November 20, 2009 By

State and local governments will be forced to lay off more workers and slash spending over the next few years because of budget shortfalls caused by lower tax revenues from the recession, according to a report from the Economic Policy Institute released Thursday, Nov. 19.

The ripple effect will threaten government contracts with companies and the accompanying private sector jobs.

"If you cut a policeman, you're also cutting demand for a lot of the supplier industry," said Ethan Pollack, a fiscal policy analyst for the Economic Policy Institute, a nonprofit and nonpartisan group that conducts research on economic activity.

Theoretically this means the supplier of that officer's uniform, car or other equipment and accessories will have less business.

Pollack authored the briefing paper released Thursday titled "Dire States: State and Local Budget Relief Needed to Prevent Job Losses and Ensure a Robust Recovery." It paints a sobering picture for the future of the country's labor and unemployment.

For each dollar of budget cuts, over half of the jobs and economic activity lost will be in the private sector, according to the report. This will result in fewer government partnerships with private companies.

"The report basically focuses on the magnitude of the shortfall, and then also the fact that it will mainly impact the private sector," Pollack said. "If policymakers really want to ensure that we have a robust economy, then they need to provide more budget relief to make sure that state and local governments don't drag everything back down."

Shortfalls tend to grow for two years after a recession's end, so the report projects budgets deficits will persist through 2012. According to the document, states will face an estimated $369 billion shortfall in the current fiscal year and the next two years. Local governments are projected to face an additional $100 billion shortfall over the same period.

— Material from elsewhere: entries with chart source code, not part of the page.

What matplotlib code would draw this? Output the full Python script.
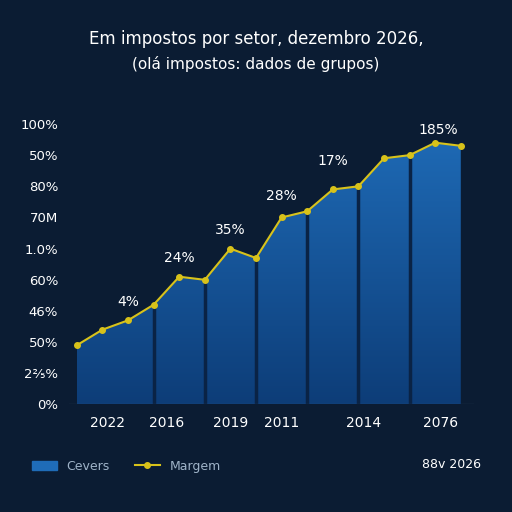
import matplotlib
matplotlib.use("Agg")
import matplotlib.pyplot as plt
import numpy as np
from matplotlib.lines import Line2D
from matplotlib.patches import Patch

xs = [0, 1, 2, 3, 4, 5, 6, 7, 8, 9, 10, 11, 12, 13, 14, 15]
vals = [1.9, 2.4, 2.7, 3.2, 4.1, 4.0, 5.0, 4.7, 6.0, 6.2, 6.9, 7.0, 7.9, 8.0, 8.4, 8.3]
dividers = [3, 5, 7, 9, 11, 13]
ytick_labels = ['0%', '2⅖%', '50%', '46%', '60%', '1.0%', '70M', '80%', '50%', '100%']
xtick_pos = [1.2, 3.5, 6.0, 8.0, 11.2, 14.2]
xtick_labels = ['2022', '2016', '2019', '2011', '2014', '2076']
ann_pos = [2, 4, 6, 8, 10, 14.1]
ann_vals = [3.3, 4.7, 5.6, 6.7, 7.8, 8.8]
ann_labels = ['4%', '24%', '35%', '28%', '17%', '185%']

bg = '#0b1c33'
fig = plt.figure(figsize=(5.12, 5.12), dpi=100, facecolor=bg)
ax = fig.add_axes([0.135, 0.21, 0.79, 0.56], facecolor=bg)

# gradient fill under line
grad = np.linspace(0, 1, 256).reshape(-1, 1)
im = ax.imshow(grad, extent=[xs[0], xs[-1], 0, 9], origin='lower', aspect='auto',
               cmap=matplotlib.colors.LinearSegmentedColormap.from_list('b', ['#0d3d78', '#1f6cb8']), zorder=1)
poly = ax.fill_between(xs, vals, 0, color='none')
im.set_clip_path(poly.get_paths()[0], transform=ax.transData)
for d in dividers:
    ax.plot([d, d], [0, vals[d]], color='#0a2345', lw=2.5, zorder=2)
ax.plot(xs, vals, color='#d8c21a', lw=1.5, marker='o', ms=4, zorder=3)
for x, y, t in zip(ann_pos, ann_vals, ann_labels):
    ax.text(x, y, t, color='white', ha='center', va='center', fontsize=10)

ax.set_xlim(-0.3, 15.5)
ax.set_ylim(0, 9.2)
ax.set_yticks(range(10))
ax.set_yticklabels(ytick_labels, color='white', fontsize=9.5)
ax.set_xticks(xtick_pos)
ax.set_xticklabels(xtick_labels, color='white', fontsize=10)
ax.tick_params(length=0, pad=8)
for s in ax.spines.values():
    s.set_visible(False)
ax.axhline(0, color='#4a6a8a', lw=0.8)

fig.text(0.5, 0.915, 'Em impostos por setor, dezembro 2026,', color='white', ha='center', fontsize=12)
fig.text(0.5, 0.865, '(olá impostos: dados de grupos)', color='white', ha='center', fontsize=11)

handles = [Patch(color='#1f6cb8'), Line2D([0], [0], color='#d8c21a', marker='o', ms=4)]
fig.legend(handles, ['Cevers', 'Margem'], loc='lower left', bbox_to_anchor=(0.04, 0.055), ncol=2,
           frameon=False, labelcolor='#9fb3c8', fontsize=9)
fig.text(0.94, 0.085, '88v 2026', color='white', ha='right', fontsize=9)
fig.savefig('out.png', dpi=100, facecolor=bg)
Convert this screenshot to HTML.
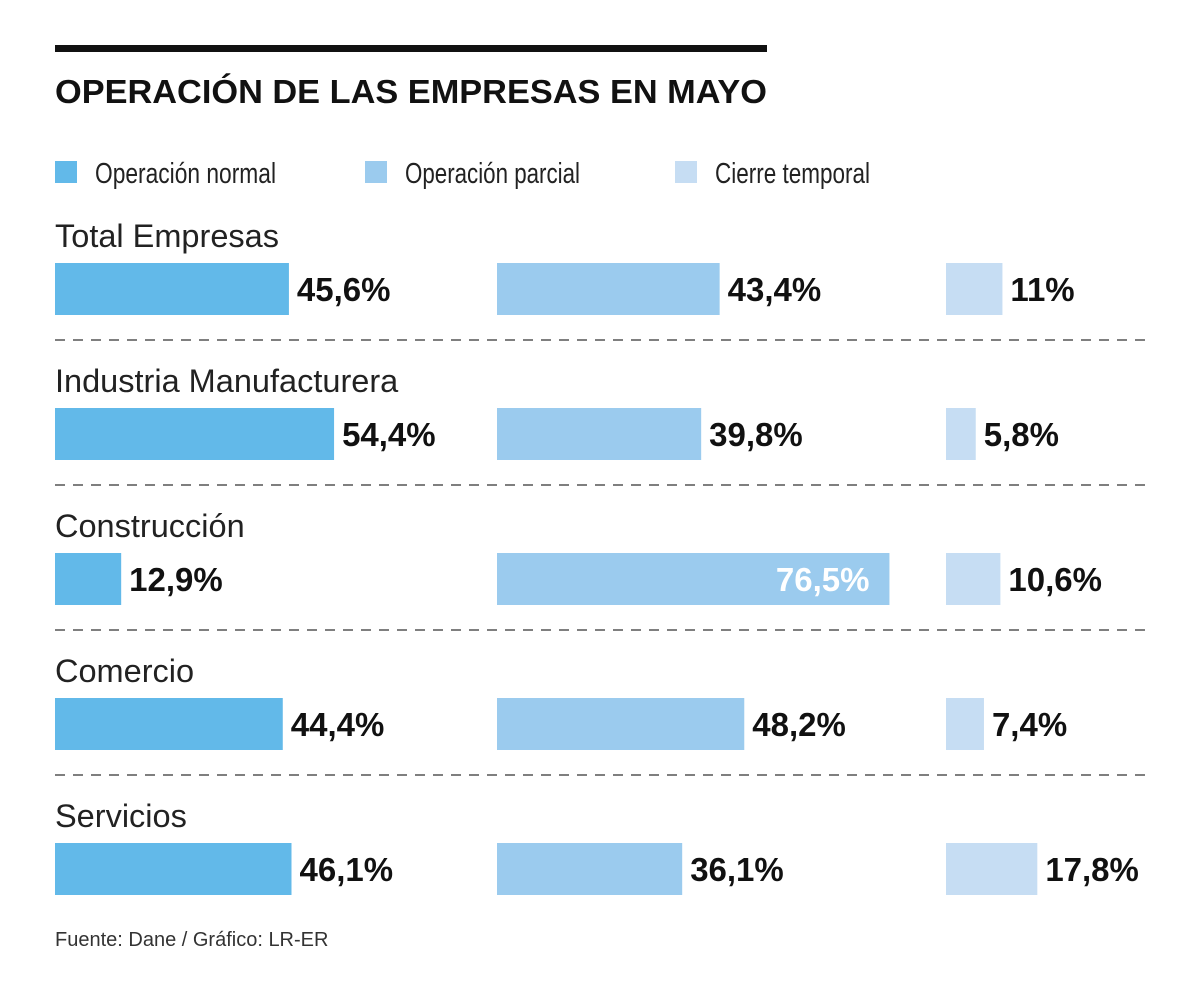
<!DOCTYPE html>
<html><head><meta charset="utf-8"><style>
body{margin:0;background:#fff;width:1200px;height:991px;overflow:hidden}
svg{display:block}
.leg{font-family:"Liberation Sans Narrow","Liberation Sans",sans-serif;font-size:29px;fill:#222}
.cat{font-family:"Liberation Sans",sans-serif;font-size:32.5px;fill:#222}
.val{font-family:"Liberation Sans",sans-serif;font-size:33px;font-weight:bold;fill:#111}
</style></head><body>
<svg id="chart" width="1200" height="991">
<rect x="55" y="45" width="712" height="7" fill="#111"/>
<text x="55" y="103" font-family="Liberation Sans,sans-serif" font-size="33" font-weight="bold" fill="#111" textLength="712" lengthAdjust="spacingAndGlyphs">OPERACIÓN DE LAS EMPRESAS EN MAYO</text>
<g>
<rect x="55" y="161" width="22" height="22" fill="#62b9e9"/>
<text class="leg" x="95" y="183" textLength="181" lengthAdjust="spacingAndGlyphs">Operación normal</text>
<rect x="365" y="161" width="22" height="22" fill="#9bcbee"/>
<text class="leg" x="405" y="183" textLength="175" lengthAdjust="spacingAndGlyphs">Operación parcial</text>
<rect x="675" y="161" width="22" height="22" fill="#c6ddf3"/>
<text class="leg" x="715" y="183" textLength="155" lengthAdjust="spacingAndGlyphs">Cierre temporal</text>
</g>
<text x="55" y="946" font-family="Liberation Sans,sans-serif" font-size="20" fill="#333">Fuente: Dane / Gráfico: LR-ER</text>
</svg>
<script>
const categories=["Total Empresas","Industria Manufacturera","Construcción","Comercio","Servicios"];
const normal=[45.6,54.4,12.9,44.4,46.1];
const parcial=[43.4,39.8,76.5,48.2,36.1];
const cierre=[11,5.8,10.6,7.4,17.8];
const labelsNormal=["45,6%","54,4%","12,9%","44,4%","46,1%"];
const labelsParcial=["43,4%","39,8%","76,5%","48,2%","36,1%"];
const labelsCierre=["11%","5,8%","10,6%","7,4%","17,8%"];
const svg=document.getElementById('chart');
const NS="http://www.w3.org/2000/svg";
const pxPer=5.13;
const xScale=v=>v*pxPer;
const rowY=i=>263+i*145;
const series=[{d:normal,l:labelsNormal,x0:55,c:"#62b9e9",n:"normal"},{d:parcial,l:labelsParcial,x0:497,c:"#9bcbee",n:"parcial"},{d:cierre,l:labelsCierre,x0:946,c:"#c6ddf3",n:"cierre"}];
function mk(tag,attrs){const e=document.createElementNS(NS,tag);for(const k in attrs)e.setAttribute(k,attrs[k]);svg.appendChild(e);return e;}
categories.forEach((cat,i)=>{
  const y=rowY(i);
  const t=mk('text',{x:55,y:y-16,class:'cat'});t.textContent=cat;
  
  
  series.forEach(s=>{
    const w=xScale(s.d[i]);
    const r=mk('rect',{x:s.x0,y:y,width:w,height:52,fill:s.c});
    
    
    let lbl;
    if(w>300){lbl=mk('text',{x:s.x0+w-20,y:y+38,class:'val','text-anchor':'end',style:'fill:#fff'});}
    else{lbl=mk('text',{x:s.x0+w+8,y:y+38,class:'val'});}
    lbl.textContent=s.l[i];
    
    
  });
  if(i<categories.length-1){
    const ln=mk('line',{x1:55,x2:1147,y1:y+77,y2:y+77,stroke:'#555','stroke-width':1.5,'stroke-dasharray':'10,8'});
    
    
  }
});
</script>
</body></html>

Unlike the federal government, state and local powers must balance their budgets, forcing them to make dramatic moves in order to stabilize their finances. However, state and local jurisdictions have received some help in the form of $52.2 billion in budget relief so far of the $144 billion they should receive in stimulus dollars.

The report claims that the stimulus has saved 360,000 to 500,000 jobs that would be gone otherwise.